_Aim of the exercise_: Give back every line exactly as it appears, pictures excluded.
........
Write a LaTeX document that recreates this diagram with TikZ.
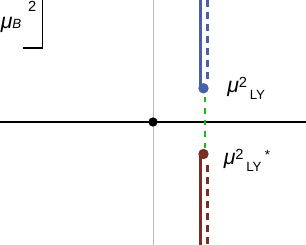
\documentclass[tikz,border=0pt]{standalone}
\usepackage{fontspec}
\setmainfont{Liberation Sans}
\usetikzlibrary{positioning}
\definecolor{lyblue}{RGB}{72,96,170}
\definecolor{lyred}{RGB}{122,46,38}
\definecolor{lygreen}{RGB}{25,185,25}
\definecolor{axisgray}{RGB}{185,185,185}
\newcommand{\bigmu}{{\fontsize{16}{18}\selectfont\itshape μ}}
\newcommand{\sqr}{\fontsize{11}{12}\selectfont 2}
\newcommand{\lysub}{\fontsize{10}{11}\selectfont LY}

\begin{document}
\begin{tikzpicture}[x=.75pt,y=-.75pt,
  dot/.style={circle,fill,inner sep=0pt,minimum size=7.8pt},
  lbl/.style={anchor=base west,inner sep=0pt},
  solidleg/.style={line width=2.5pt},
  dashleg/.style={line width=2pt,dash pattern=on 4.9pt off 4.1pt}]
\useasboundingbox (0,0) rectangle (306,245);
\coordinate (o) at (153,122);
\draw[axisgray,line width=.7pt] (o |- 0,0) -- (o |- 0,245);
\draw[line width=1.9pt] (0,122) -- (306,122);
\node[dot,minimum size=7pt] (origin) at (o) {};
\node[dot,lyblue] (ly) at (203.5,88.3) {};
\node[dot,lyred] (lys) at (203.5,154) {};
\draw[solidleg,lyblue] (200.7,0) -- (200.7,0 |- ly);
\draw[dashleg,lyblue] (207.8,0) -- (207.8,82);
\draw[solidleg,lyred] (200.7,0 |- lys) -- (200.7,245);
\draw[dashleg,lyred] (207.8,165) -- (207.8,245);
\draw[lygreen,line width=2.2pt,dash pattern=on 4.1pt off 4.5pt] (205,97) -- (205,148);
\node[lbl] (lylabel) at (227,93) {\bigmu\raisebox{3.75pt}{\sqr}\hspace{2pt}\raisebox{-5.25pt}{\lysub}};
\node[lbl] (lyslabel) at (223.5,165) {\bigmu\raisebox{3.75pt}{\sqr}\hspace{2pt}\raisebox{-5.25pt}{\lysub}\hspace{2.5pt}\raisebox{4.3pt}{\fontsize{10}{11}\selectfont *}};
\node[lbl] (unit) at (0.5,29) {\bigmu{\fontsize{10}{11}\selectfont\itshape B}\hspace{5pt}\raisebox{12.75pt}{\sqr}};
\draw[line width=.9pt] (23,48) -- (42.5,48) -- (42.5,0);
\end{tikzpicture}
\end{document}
........
_Task output_:
Write a LaTeX document that recreates this diagram with TikZ.
\documentclass[tikz,border=0pt]{standalone}
\usepackage{fontspec}
\setmainfont{Liberation Sans}
\usetikzlibrary{positioning}
\definecolor{lyblue}{RGB}{72,96,170}
\definecolor{lyred}{RGB}{122,46,38}
\definecolor{lygreen}{RGB}{25,185,25}
\definecolor{axisgray}{RGB}{185,185,185}
\newcommand{\bigmu}{{\fontsize{16}{18}\selectfont\itshape μ}}
\newcommand{\sqr}{\fontsize{11}{12}\selectfont 2}
\newcommand{\lysub}{\fontsize{10}{11}\selectfont LY}

\begin{document}
\begin{tikzpicture}[x=.75pt,y=-.75pt,
  dot/.style={circle,fill,inner sep=0pt,minimum size=7.8pt},
  lbl/.style={anchor=base west,inner sep=0pt},
  solidleg/.style={line width=2.5pt},
  dashleg/.style={line width=2pt,dash pattern=on 4.9pt off 4.1pt}]
\useasboundingbox (0,0) rectangle (306,245);
\coordinate (o) at (153,122);
\draw[axisgray,line width=.7pt] (o |- 0,0) -- (o |- 0,245);
\draw[line width=1.9pt] (0,122) -- (306,122);
\node[dot,minimum size=7pt] (origin) at (o) {};
\node[dot,lyblue] (ly) at (203.5,88.3) {};
\node[dot,lyred] (lys) at (203.5,154) {};
\draw[solidleg,lyblue] (200.7,0) -- (200.7,0 |- ly);
\draw[dashleg,lyblue] (207.8,0) -- (207.8,82);
\draw[solidleg,lyred] (200.7,0 |- lys) -- (200.7,245);
\draw[dashleg,lyred] (207.8,165) -- (207.8,245);
\draw[lygreen,line width=2.2pt,dash pattern=on 4.1pt off 4.5pt] (205,97) -- (205,148);
\node[lbl] (lylabel) at (227,93) {\bigmu\raisebox{3.75pt}{\sqr}\hspace{2pt}\raisebox{-5.25pt}{\lysub}};
\node[lbl] (lyslabel) at (223.5,165) {\bigmu\raisebox{3.75pt}{\sqr}\hspace{2pt}\raisebox{-5.25pt}{\lysub}\hspace{2.5pt}\raisebox{4.3pt}{\fontsize{10}{11}\selectfont *}};
\node[lbl] (unit) at (0.5,29) {\bigmu{\fontsize{10}{11}\selectfont\itshape B}\hspace{5pt}\raisebox{12.75pt}{\sqr}};
\draw[line width=.9pt] (23,48) -- (42.5,48) -- (42.5,0);
\end{tikzpicture}
\end{document}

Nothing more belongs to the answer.